Plotting code records
>>>
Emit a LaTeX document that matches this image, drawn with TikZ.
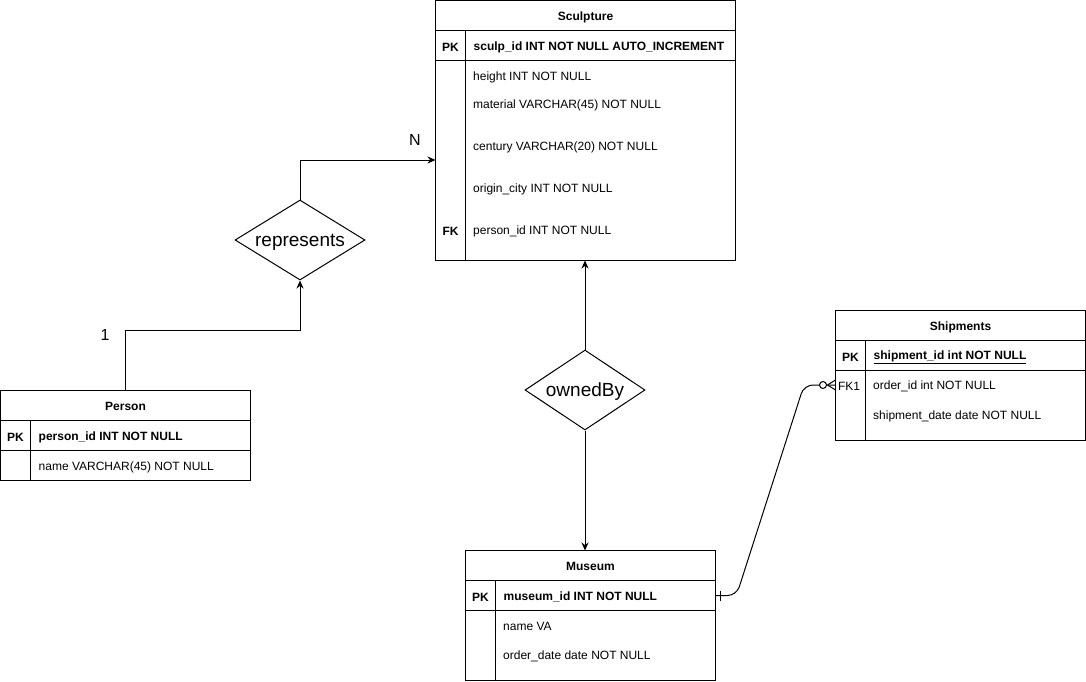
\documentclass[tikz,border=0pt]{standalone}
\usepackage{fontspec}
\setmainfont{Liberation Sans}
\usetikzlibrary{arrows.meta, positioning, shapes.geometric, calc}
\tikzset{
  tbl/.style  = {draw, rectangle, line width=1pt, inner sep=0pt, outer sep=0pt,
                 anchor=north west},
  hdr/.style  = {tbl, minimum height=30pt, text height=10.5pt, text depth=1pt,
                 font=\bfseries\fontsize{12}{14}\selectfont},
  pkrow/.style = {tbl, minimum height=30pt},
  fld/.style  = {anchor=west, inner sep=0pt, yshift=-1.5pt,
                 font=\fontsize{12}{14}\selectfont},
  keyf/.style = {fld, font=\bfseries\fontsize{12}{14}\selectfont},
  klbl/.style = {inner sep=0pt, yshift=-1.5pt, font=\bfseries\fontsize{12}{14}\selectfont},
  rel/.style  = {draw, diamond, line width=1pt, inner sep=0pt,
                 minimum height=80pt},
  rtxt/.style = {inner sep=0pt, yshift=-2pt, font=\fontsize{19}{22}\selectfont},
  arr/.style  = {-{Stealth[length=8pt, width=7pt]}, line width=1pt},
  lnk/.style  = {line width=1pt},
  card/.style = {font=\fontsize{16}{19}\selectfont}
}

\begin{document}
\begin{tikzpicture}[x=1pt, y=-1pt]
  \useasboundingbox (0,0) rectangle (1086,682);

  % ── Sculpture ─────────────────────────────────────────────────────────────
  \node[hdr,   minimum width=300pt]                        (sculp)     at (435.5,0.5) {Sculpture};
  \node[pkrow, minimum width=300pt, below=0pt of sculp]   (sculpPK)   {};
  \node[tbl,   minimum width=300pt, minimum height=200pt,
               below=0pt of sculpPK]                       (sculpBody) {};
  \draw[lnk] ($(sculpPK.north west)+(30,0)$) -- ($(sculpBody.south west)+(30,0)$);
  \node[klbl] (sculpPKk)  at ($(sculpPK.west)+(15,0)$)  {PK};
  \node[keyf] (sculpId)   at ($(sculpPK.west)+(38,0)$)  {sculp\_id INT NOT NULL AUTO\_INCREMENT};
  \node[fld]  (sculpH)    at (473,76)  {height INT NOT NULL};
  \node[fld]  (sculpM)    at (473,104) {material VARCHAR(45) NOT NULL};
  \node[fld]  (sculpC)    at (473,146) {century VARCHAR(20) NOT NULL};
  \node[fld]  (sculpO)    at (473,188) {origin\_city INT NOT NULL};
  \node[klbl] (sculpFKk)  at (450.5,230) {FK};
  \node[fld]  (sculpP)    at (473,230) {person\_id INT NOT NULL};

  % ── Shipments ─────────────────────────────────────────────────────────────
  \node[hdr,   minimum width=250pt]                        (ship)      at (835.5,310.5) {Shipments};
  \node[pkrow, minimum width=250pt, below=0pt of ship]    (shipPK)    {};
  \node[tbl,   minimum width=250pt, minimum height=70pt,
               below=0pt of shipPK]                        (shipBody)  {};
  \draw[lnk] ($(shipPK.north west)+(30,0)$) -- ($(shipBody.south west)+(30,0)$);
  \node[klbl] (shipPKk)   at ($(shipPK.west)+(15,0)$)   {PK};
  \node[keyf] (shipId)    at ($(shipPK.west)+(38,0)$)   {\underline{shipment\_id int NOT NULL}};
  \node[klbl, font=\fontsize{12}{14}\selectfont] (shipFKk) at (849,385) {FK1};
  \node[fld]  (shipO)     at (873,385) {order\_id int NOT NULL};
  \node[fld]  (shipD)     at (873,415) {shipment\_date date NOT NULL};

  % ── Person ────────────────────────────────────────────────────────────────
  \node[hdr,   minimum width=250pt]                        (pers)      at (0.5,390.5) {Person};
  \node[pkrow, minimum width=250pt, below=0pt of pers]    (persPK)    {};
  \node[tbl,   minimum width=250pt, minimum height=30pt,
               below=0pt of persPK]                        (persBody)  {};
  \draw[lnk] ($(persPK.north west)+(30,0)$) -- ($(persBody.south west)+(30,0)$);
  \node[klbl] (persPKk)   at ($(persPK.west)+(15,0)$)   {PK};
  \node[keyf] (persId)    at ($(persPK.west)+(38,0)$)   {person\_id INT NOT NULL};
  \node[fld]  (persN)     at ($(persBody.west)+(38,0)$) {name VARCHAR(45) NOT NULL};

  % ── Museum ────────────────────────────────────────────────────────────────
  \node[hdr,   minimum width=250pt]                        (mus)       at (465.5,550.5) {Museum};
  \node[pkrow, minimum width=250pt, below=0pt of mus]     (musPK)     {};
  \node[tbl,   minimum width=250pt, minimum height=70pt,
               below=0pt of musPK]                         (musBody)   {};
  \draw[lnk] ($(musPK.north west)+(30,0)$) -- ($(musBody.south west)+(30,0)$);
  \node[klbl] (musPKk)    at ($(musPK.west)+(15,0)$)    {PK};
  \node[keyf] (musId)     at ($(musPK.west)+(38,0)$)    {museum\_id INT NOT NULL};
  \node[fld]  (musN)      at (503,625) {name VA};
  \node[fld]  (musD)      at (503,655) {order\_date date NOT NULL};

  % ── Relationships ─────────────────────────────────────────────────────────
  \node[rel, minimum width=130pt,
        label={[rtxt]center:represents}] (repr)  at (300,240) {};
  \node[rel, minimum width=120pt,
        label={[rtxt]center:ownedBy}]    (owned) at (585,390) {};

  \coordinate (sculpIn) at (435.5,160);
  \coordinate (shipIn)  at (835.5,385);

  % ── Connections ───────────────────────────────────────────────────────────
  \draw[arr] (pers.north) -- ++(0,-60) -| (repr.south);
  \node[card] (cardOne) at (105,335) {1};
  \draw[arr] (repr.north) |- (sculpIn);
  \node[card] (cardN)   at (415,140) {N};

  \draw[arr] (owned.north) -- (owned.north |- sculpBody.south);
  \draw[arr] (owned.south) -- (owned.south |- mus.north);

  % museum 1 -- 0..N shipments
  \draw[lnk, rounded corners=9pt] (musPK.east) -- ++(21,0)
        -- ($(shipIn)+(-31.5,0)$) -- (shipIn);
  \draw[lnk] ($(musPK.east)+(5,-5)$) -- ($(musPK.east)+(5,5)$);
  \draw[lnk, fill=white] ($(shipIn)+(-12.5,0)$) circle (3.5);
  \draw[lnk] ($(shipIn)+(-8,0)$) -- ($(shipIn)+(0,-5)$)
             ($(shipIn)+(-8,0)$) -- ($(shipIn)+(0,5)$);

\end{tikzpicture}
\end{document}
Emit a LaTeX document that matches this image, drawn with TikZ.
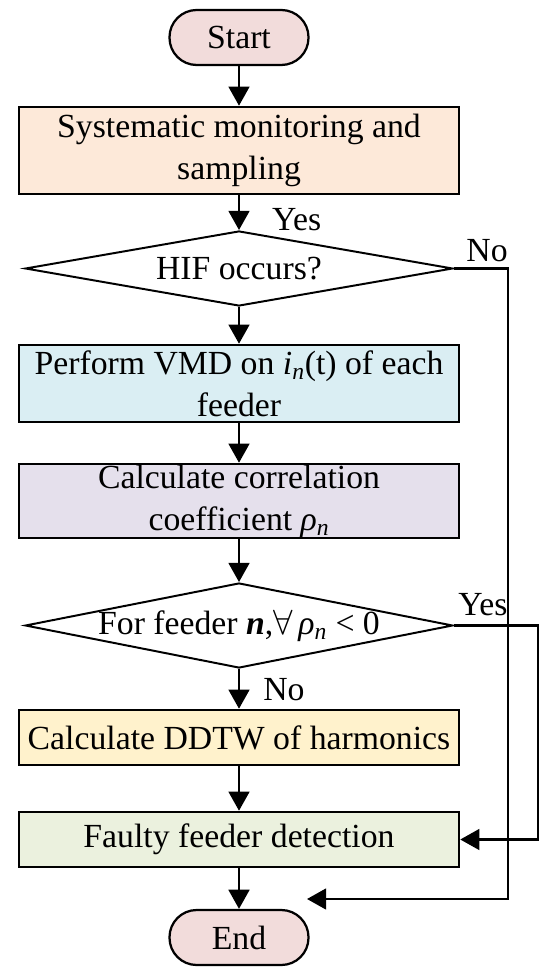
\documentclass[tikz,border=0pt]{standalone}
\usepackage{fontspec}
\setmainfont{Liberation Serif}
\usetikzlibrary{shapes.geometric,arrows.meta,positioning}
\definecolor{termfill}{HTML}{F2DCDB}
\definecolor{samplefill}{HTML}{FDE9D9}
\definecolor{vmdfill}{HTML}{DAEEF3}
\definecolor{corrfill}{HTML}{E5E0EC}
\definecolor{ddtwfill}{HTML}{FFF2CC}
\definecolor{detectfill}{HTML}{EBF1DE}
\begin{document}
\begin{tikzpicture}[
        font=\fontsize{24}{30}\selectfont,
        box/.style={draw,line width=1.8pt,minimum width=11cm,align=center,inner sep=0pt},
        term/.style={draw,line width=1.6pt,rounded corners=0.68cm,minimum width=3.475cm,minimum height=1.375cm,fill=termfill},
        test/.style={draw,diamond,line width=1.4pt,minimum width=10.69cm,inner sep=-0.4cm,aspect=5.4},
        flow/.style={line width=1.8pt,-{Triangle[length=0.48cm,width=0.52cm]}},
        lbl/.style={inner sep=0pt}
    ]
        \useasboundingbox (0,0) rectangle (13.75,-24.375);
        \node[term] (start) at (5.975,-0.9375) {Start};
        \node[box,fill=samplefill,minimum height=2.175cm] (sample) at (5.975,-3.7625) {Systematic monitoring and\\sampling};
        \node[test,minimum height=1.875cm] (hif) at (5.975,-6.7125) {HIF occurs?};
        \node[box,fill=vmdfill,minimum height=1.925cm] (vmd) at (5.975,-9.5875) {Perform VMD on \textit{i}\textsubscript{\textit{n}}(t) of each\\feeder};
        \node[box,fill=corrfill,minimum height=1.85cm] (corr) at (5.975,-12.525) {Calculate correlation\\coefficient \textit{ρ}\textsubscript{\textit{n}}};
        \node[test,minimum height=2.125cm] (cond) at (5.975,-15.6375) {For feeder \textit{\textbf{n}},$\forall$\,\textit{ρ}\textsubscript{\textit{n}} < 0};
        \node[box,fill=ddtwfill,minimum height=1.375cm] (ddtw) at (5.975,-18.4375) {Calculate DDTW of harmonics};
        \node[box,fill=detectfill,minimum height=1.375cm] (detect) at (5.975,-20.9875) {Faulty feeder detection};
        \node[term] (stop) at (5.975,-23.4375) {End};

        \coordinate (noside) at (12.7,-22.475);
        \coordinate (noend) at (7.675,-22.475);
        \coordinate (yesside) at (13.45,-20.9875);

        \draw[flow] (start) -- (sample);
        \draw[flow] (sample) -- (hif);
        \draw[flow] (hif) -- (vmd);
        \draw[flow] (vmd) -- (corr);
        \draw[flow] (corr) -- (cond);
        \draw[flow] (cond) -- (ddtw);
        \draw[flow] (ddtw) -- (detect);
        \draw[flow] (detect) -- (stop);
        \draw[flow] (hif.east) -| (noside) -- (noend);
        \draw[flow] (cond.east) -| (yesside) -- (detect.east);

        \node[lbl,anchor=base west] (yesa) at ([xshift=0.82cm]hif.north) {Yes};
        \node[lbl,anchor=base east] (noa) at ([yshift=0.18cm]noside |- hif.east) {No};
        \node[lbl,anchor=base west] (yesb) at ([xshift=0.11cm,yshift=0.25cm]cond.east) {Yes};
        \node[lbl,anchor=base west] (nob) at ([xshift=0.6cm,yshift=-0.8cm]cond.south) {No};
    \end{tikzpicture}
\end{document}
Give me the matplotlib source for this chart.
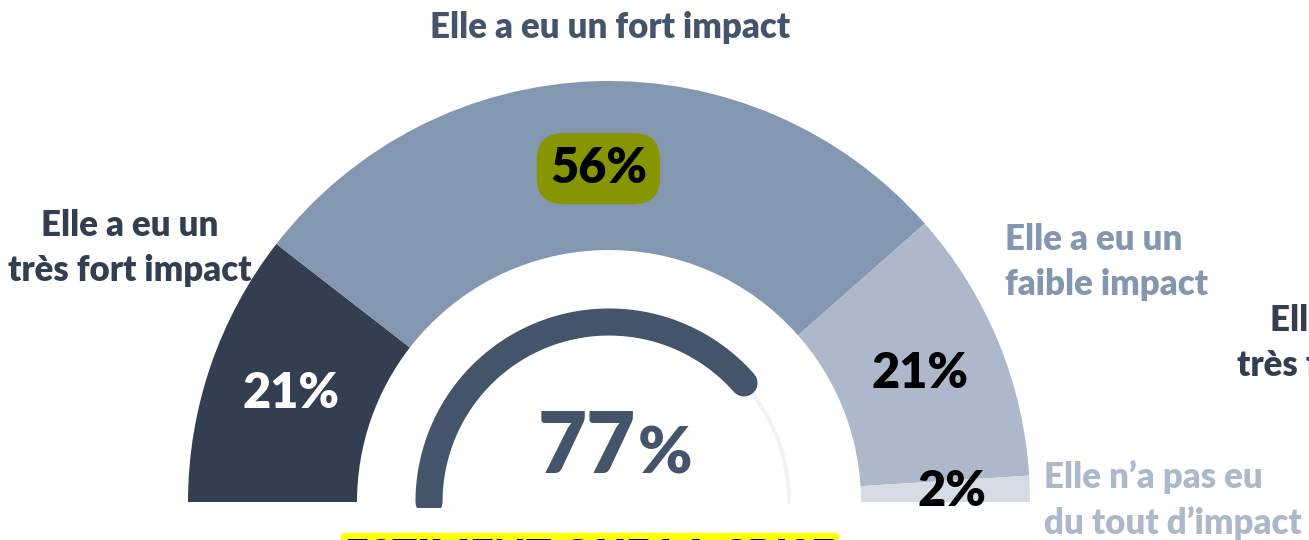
<<<
> [Aim] Both the first line of the records above and the line containing "(0,0) rectangle (1086,682);" belong in the copy; please return them and every line between, exactly, minus the pictures.

> [The solution]
Emit a LaTeX document that matches this image, drawn with TikZ.
\documentclass[tikz,border=0pt]{standalone}
\usepackage{fontspec}
\setmainfont{Liberation Sans}
\usetikzlibrary{arrows.meta, positioning, shapes.geometric, calc}
\tikzset{
  tbl/.style  = {draw, rectangle, line width=1pt, inner sep=0pt, outer sep=0pt,
                 anchor=north west},
  hdr/.style  = {tbl, minimum height=30pt, text height=10.5pt, text depth=1pt,
                 font=\bfseries\fontsize{12}{14}\selectfont},
  pkrow/.style = {tbl, minimum height=30pt},
  fld/.style  = {anchor=west, inner sep=0pt, yshift=-1.5pt,
                 font=\fontsize{12}{14}\selectfont},
  keyf/.style = {fld, font=\bfseries\fontsize{12}{14}\selectfont},
  klbl/.style = {inner sep=0pt, yshift=-1.5pt, font=\bfseries\fontsize{12}{14}\selectfont},
  rel/.style  = {draw, diamond, line width=1pt, inner sep=0pt,
                 minimum height=80pt},
  rtxt/.style = {inner sep=0pt, yshift=-2pt, font=\fontsize{19}{22}\selectfont},
  arr/.style  = {-{Stealth[length=8pt, width=7pt]}, line width=1pt},
  lnk/.style  = {line width=1pt},
  card/.style = {font=\fontsize{16}{19}\selectfont}
}

\begin{document}
\begin{tikzpicture}[x=1pt, y=-1pt]
  \useasboundingbox (0,0) rectangle (1086,682);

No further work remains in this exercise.